To be sure, entrepreneurs like Ehler and Dorrance are moving against a larger trend: San Francisco’s retail vacancy rates hit a new high this quarter at 7.9%, according to Cushman Wakefield’s Kazuko Morgan. But that means business owners looking for leases can find gems. “There have been a lot of people sitting on the sidelines,” Morgan said. “But the people who recognize that it’s a tenant’s market are taking advantage and doing deals.”
San Francisco will eventually rebound, she predicts, and savvy businesses are locking down leases before that happens. She got a glimpse of the potential future on a recent trip to New York City, where she saw that retail spaces were getting multiple offers and increasing their rents.
“Not so long ago we were in a 3% vacancy here,” she said. “It’s not always going to be this way in San Francisco.”
‘Really good’ prices and help from the city
Britney Lamb, founder of the Yoga Shala, remembers the pain of hunting for her first studio in 2022. Her real estate agent kept showing her spaces that cost $10,000 a month, way over her budget. She ended up scoring her Sunset studio, which hadn’t been actively listed, by contacting the building’s owners directly.
The process the second time around felt amazingly simple in comparison: She found the perfect location in the Richmond “within the first three minutes” of searching on Craigslist, Lamb recalled with a laugh. “The price felt really good,” she added. She hopes to have its grand opening at the beginning of December.
Most areas of San Francisco have seen sales tax revenue plummet since 2019, but Lamb is bullish on both the Sunset and the Richmond.
“I do think that there are people in the neighborhoods of San Francisco who aren’t going anywhere — this is their home and their community,” she said. “I think there’s a need for community and places for people to congregate.”
While obtaining the right zoning for her new space — previously occupied by a law office — entailed “several curveballs” and significant stress, she credits the city with helping her through it.
Sarah Dennis Phillips, executive director of the Office of Economic and Workforce Development, said expanding businesses have access to “one-on-one business counseling, leasing, and permitting help, as well as connections to financing and grants.”
For example, the city’s First Year Free program waives permit, license, and business registration fees for an entrepreneur’s inaugural year. One recent recipient, Ismael De Luna, opened his second storefront in the Castro in September: a wellness center, Taboo, which complements his other business, Healing Cuts.

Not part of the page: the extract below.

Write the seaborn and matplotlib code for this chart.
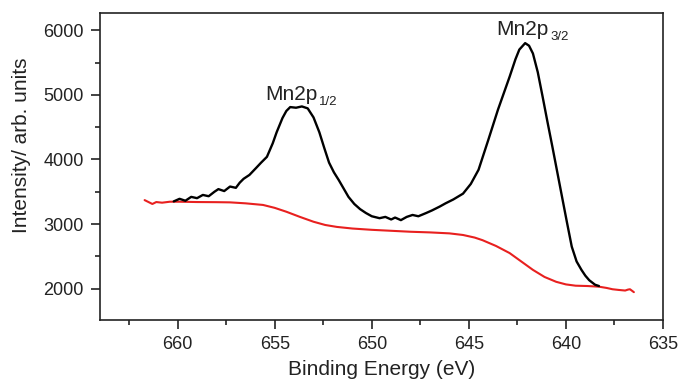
import matplotlib
matplotlib.use("Agg")
import matplotlib.pyplot as plt
import seaborn as sns
import pandas as pd
from matplotlib.ticker import MultipleLocator

# XPS Mn2p spectrum (black) and Shirley-type background (red)
be_spec = [660.2, 659.9, 659.6, 659.3, 659.0, 658.7, 658.4, 658.1, 657.9, 657.6,
           657.3, 657.0, 656.8, 656.6, 656.3, 655.95, 655.7, 655.4, 655.1, 654.9,
           654.6, 654.4, 654.2, 653.9, 653.6, 653.3, 653.0, 652.7, 652.45, 652.2,
           651.95, 651.7, 651.45, 651.2, 650.9, 650.6, 650.3, 650.0, 649.6, 649.3,
           649.0, 648.8, 648.5, 648.2, 647.9, 647.6, 647.2, 646.9, 646.5, 646.2,
           645.8, 645.3, 644.9, 644.5, 644.0, 643.5, 642.9, 642.6, 642.4, 642.1,
           641.9, 641.7, 641.45, 641.2, 640.95, 640.7, 640.45, 640.2, 639.95, 639.7,
           639.45, 639.2, 639.0, 638.8, 638.5, 638.3]
int_spec = [3350, 3390, 3360, 3420, 3400, 3450, 3430, 3500, 3540, 3510,
            3580, 3560, 3640, 3700, 3760, 3870, 3950, 4040, 4250, 4420,
            4640, 4750, 4810, 4800, 4820, 4790, 4650, 4420, 4180, 3950,
            3800, 3680, 3550, 3420, 3310, 3230, 3170, 3120, 3090, 3110,
            3070, 3100, 3060, 3110, 3140, 3120, 3170, 3210, 3270, 3320,
            3380, 3470, 3620, 3840, 4300, 4770, 5280, 5550, 5700, 5800,
            5760, 5640, 5350, 4970, 4580, 4200, 3810, 3420, 3030, 2650,
            2420, 2290, 2200, 2130, 2060, 2040]

be_bg = [661.7, 661.5, 661.3, 661.1, 660.8, 660.4, 659.9, 659.0, 658.0, 657.3,
         656.5, 655.6, 655.0, 654.4, 653.7, 653.0, 652.4, 651.8, 651.0, 650.0,
         649.0, 648.0, 647.0, 646.0, 645.3, 644.7, 644.3, 643.6, 642.9, 642.3,
         641.7, 641.1, 640.5, 640.0, 639.5, 638.9, 638.3, 637.9, 637.6, 637.3,
         636.95, 636.8, 636.7, 636.5]
int_bg = [3370, 3340, 3310, 3340, 3330, 3345, 3345, 3340, 3338, 3335,
          3320, 3295, 3250, 3190, 3110, 3035, 2985, 2955, 2930, 2910,
          2895, 2880, 2870, 2855, 2830, 2790, 2750, 2660, 2550, 2420,
          2290, 2180, 2105, 2065, 2045, 2040, 2030, 2010, 1990, 1980,
          1970, 1985, 1990, 1945]

peak_names = ["Mn2p", "Mn2p"]
peak_subs = ["1/2", "3/2"]
peak_label_pos = [(655.5, 4921), (643.6, 5927)]

spec = pd.DataFrame({"be": be_spec, "intensity": int_spec})
bg = pd.DataFrame({"be": be_bg, "intensity": int_bg})

sns.set_style("ticks")
plt.rcParams["font.family"] = ["Liberation Sans", "DejaVu Sans"]

fig = plt.figure(figsize=(6.8, 3.85), dpi=100)
ax = fig.add_axes([0.147, 0.169, 0.828, 0.797])

sns.lineplot(data=bg, x="be", y="intensity", sort=False, color="#e8201f", lw=1.5, ax=ax)
sns.lineplot(data=spec, x="be", y="intensity", sort=False, color="black", lw=1.7, ax=ax)

ax.set_xlim(664, 635)
ax.set_ylim(1515, 6265)
ax.xaxis.set_major_locator(MultipleLocator(5))
ax.xaxis.set_minor_locator(MultipleLocator(2.5))
ax.yaxis.set_major_locator(MultipleLocator(1000))
ax.yaxis.set_minor_locator(MultipleLocator(500))
ax.tick_params(which="both", direction="out", top=False, right=False, width=1.2,
               labelsize=13, colors="#222222", pad=5)
ax.tick_params(which="major", length=6.5)
ax.tick_params(which="minor", length=3.5)
for s in ax.spines.values():
    s.set_linewidth(1.2)
    s.set_color("#222222")

ax.set_xlabel("Binding Energy (eV)", fontsize=15, color="#222222", labelpad=5)
ax.set_ylabel("Intensity/ arb. units", fontsize=15, color="#222222")
ax.yaxis.set_label_coords(-0.123, 0.57)

# peak labels with small, lowered subscripts
for name, sub, (x, y) in zip(peak_names, peak_subs, peak_label_pos):
    t = ax.text(x, y, name, fontsize=15, color="#222222")
    ax.annotate(sub, xy=(1, 0), xycoords=t, xytext=(1.5, -0.5), textcoords="offset points",
                fontsize=9.5, color="#222222", va="baseline", ha="left")

fig.savefig("out.png", dpi=100)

The Taboo space “had been dark for many years,” he said, which allowed him to access other city grants geared toward filling empty storefronts. “I knew I had what it takes to bring light to an environment that was so depressing,” De Luna said. “The city is thirsty for progress.”
‘Now is the time’
De Luna’s advice for other entrepreneurs considering expansion is to dive in headfirst. “When you have a vision, nothing is impossible,” he said. “There’s always a solution for any problem that may exist.”
Outta Sight’s Ehler also advocates taking risks, advising business owners to ask for help, hire good people, and have fun.
“You don’t have to have a million-dollar build-out,” he said. “You just need to have good service and a good product. That’s what has been working for us.”
Just for Fun’s O’Connor echoes that: “My advice would be: Now is the time.”